B.C. requested 200 personnel, heavy-lift aircraft to reposition wildfire crews and equipment, and lighter aircraft to transport of injured personnel and to evacuate people in remote areas when roads are blocked, according to Minister of Public Safety Mike Farnworth.
“The federal government has indicated that they will respond very quickly to our needs,” Farnworth said.
In a release, sent out shortly after the province’s announcement, Ottawa said it is making air assets available along with around 200 troops to help in mop-up operations to contain the fire’s spread.
“British Columbians can rest assured that help will be provided as soon as possible,” the release said.
Farnworth says he does not know exactly when the aide will arrive, but it will be up to the B.C. Wildfire Service to decide where they will go. He says B.C. is also working with the Canadian National Fire Centre to access firefighters from other countries and province, including 100 crews from Mexico who arrived over the weekend.
Around 588 wildfires continue to eat up the province, half of which were sparked since last Thursday.

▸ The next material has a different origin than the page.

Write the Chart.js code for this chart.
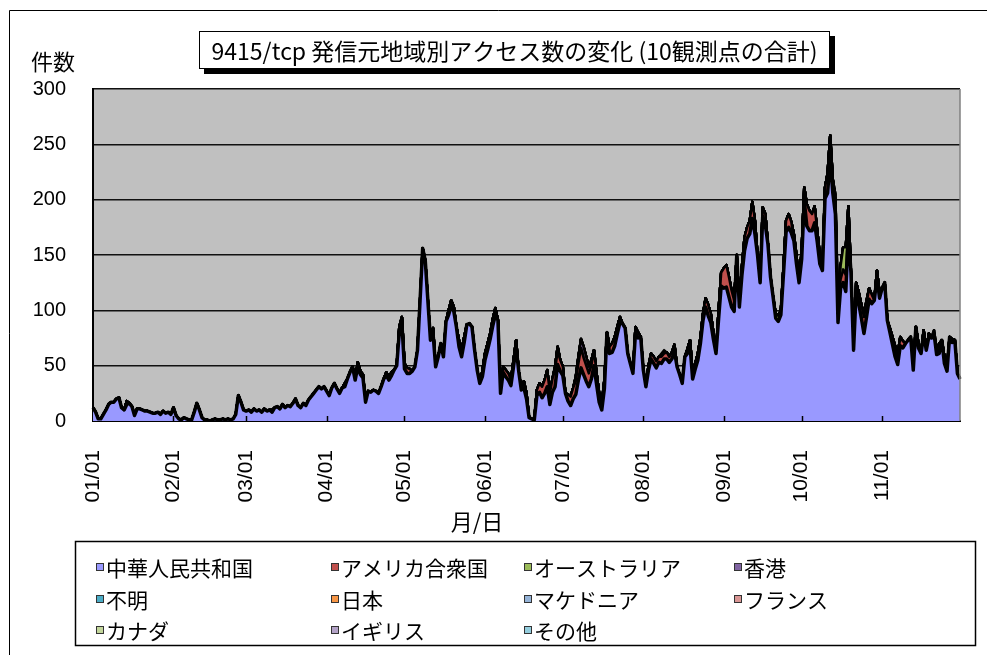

Lighting activity, brought in by a cold front, caused most of the fires over the weekend, but a return to hot and dry conditions this week has fire crews concerned about human-caused fires.
“[This week’s weather] is a bit of a double-edged sword for us,” B.C. Wildfire Service information officer Ryan Turcot said. “Clear conditions without precipitation means that there’s room for fires to grow but we’re not expecting any significant lighting events this week.”
He encourages anyone heading into the back country to be cautious and avoid activity that could either directly cause a fire, such as campfires and smoking, or indirectly, like hot tail pipes and disturbing dry brush.
Wildfire Service says about 3,500 crew members, including front-line firefighters, support staff and people working behind the scenes, are fairly evenly spread across the province.
Of the near 600 wildfires, 46 are of note, with the most notable being in the province’s northwest region and the Cariboo.
Around 3,100 people were forced to leave 1,537 properties across the province, while another 17,900 are under alert and must be ready to leave if conditions get worse.
Air quality advisories continue to blanket the southern half of B.C. and wildfire smoke is causing hazy conditions.
Despite a higher number of wildfires so far this season compared to last year, they have been smaller. Since the start of season on April 1, the fires have burned 291,000 hectares, compared to 687,000 by this time last year.